After being a heavy favorite in 2008, Richards-Ross was overtaken at the end of the race to wind up with a bronze—leaving her devastated. She had to wait four years to try it again, and this time she didn’t fade at the end.
In fact, Richards-Ross actually got stronger at the end, battling her competitor Christine Phuruogu of Britain, the defending champion, each step of the way to come away with a victory in 49.55 seconds. Ohuruogu finished second in 49.70 and American DeeDee Trotter, with a face covered in red, white and blue glitter, won the bronze in 49.72.

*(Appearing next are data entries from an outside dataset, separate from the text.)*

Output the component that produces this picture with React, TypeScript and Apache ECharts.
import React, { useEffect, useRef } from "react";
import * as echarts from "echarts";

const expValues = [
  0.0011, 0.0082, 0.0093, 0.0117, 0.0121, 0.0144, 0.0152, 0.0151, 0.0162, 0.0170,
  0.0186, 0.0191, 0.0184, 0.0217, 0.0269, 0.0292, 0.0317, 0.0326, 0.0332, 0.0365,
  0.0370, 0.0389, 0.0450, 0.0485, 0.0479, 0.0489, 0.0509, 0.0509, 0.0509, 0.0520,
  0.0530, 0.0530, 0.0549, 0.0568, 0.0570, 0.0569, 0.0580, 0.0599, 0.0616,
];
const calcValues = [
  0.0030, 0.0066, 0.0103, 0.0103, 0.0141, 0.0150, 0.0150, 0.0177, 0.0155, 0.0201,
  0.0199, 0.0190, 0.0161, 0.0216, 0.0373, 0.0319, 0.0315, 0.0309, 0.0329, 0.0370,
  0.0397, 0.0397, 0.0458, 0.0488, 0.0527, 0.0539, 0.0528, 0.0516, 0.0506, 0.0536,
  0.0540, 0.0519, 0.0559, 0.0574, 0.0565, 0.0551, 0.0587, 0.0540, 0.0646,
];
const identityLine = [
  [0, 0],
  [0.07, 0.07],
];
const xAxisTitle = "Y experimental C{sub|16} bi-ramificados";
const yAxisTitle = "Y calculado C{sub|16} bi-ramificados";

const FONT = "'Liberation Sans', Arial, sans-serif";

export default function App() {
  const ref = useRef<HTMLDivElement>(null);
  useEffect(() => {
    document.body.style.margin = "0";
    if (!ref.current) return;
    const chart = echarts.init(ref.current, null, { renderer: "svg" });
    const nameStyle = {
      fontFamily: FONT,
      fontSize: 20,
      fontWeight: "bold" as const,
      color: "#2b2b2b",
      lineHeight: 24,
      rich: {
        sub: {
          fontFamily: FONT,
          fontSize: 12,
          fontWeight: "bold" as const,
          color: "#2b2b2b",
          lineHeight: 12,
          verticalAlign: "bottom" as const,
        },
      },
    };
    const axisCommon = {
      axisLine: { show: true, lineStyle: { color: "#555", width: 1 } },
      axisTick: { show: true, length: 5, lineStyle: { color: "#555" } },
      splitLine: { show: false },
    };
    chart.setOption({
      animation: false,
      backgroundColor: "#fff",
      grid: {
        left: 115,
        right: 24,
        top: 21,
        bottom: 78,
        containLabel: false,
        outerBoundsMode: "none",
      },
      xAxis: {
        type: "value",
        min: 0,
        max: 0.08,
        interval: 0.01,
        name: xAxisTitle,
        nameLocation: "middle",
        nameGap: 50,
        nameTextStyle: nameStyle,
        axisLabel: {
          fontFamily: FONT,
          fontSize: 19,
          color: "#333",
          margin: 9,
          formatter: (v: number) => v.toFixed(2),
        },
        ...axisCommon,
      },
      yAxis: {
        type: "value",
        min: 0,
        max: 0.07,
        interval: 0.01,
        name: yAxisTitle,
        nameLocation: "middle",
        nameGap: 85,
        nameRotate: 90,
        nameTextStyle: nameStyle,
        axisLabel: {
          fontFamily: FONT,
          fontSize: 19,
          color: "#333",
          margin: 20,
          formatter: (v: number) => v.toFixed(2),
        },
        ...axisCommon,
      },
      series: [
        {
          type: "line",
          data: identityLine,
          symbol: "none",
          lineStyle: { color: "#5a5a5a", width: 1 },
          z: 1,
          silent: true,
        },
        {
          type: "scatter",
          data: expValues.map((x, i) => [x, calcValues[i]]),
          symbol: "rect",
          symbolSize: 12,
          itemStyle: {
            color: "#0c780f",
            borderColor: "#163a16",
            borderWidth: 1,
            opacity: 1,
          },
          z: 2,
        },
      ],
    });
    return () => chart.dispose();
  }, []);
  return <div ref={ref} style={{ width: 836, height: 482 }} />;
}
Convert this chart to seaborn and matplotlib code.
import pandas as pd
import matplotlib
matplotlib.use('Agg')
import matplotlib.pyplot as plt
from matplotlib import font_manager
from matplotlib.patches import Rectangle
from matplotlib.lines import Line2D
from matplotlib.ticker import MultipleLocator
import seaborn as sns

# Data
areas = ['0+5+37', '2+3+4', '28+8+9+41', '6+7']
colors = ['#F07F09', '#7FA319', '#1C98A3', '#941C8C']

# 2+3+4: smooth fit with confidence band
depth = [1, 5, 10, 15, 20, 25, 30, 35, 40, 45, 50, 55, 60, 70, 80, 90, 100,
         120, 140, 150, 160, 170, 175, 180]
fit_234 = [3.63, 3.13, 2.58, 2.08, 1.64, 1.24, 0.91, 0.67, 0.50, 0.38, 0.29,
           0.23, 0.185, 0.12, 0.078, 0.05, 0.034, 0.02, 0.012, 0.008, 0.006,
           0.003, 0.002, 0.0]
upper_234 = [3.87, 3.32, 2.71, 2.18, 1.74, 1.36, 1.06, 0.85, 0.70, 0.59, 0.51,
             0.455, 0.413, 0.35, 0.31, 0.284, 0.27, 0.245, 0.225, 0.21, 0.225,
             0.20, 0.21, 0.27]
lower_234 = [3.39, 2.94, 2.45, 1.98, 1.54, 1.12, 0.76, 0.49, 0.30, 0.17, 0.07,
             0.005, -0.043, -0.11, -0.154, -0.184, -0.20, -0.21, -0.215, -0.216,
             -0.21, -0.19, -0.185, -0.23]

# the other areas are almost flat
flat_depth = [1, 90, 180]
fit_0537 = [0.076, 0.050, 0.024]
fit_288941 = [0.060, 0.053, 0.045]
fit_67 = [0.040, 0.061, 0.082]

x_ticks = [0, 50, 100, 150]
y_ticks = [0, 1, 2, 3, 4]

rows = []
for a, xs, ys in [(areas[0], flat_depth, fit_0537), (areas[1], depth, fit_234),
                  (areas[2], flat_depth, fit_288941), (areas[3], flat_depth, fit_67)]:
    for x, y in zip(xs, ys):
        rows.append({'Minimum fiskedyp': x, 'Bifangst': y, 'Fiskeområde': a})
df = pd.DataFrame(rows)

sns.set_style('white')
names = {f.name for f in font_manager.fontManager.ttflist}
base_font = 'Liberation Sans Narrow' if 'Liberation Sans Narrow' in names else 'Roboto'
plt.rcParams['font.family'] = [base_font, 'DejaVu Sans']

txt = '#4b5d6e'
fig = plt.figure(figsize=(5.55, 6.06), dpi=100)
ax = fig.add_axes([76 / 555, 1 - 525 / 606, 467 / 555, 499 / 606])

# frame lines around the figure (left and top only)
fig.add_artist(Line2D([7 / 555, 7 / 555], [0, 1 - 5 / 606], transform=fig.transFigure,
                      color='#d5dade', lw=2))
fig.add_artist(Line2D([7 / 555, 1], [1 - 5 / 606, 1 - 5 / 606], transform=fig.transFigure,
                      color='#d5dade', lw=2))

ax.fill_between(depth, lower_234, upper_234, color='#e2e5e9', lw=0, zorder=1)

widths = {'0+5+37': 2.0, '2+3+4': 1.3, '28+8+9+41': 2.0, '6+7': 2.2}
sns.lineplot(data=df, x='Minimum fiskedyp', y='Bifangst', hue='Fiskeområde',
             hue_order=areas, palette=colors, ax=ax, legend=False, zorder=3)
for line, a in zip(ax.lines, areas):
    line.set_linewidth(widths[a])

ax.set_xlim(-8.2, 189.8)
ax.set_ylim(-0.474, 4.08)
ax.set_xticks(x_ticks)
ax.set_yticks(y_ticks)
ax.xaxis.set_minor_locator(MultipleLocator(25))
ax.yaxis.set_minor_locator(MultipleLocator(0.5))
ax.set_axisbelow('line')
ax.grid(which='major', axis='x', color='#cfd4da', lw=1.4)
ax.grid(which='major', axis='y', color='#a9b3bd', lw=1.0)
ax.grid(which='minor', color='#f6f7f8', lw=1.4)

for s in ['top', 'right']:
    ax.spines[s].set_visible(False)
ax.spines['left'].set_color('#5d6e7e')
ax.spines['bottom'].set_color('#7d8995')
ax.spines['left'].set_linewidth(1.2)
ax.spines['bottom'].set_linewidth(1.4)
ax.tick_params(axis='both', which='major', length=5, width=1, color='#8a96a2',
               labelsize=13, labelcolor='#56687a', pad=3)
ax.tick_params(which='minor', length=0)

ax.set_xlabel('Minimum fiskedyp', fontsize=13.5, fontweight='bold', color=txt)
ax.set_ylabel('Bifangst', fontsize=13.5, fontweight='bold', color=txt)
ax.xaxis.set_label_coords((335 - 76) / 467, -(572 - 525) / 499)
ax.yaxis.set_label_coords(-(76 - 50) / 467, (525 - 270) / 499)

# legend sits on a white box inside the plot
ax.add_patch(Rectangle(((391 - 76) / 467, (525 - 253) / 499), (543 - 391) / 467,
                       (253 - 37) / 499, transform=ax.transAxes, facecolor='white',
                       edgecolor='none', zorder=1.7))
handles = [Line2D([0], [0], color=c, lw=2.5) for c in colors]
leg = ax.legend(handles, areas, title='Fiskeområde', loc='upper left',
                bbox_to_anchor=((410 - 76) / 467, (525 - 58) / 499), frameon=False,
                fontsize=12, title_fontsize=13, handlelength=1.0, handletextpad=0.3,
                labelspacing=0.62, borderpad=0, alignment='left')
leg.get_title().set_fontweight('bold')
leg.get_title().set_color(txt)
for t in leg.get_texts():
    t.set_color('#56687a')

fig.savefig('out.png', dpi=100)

It was the first track and field gold medal of the London Olympics for the United States. But before you start celebrating that the American sprinters finally bested Jamaica, you should know this—Richards-Ross, 27, was born in Kingston, Jamaica, and moved to the United States at the age of 12. So even when America gets a gold, it’s still cause for celebration in Jamaica.
After she had completed her gold medal winning race, Richards-Ross wrapped herself in the American flag—she became a U.S. citizen in 2002, when she was 17—and went to the stands to embrace her husband, Jacksonville Jaguars defensive back Aaron Ross, who was given permission by the Jaguars to leave training campt to travel to London for his wife. During the semifinals the night before, Richards-Ross said it was extra special for him to be in London with her.
“You finally did it, you finally did it, babe,” he told his wife in the stands. “Enjoy the moment.”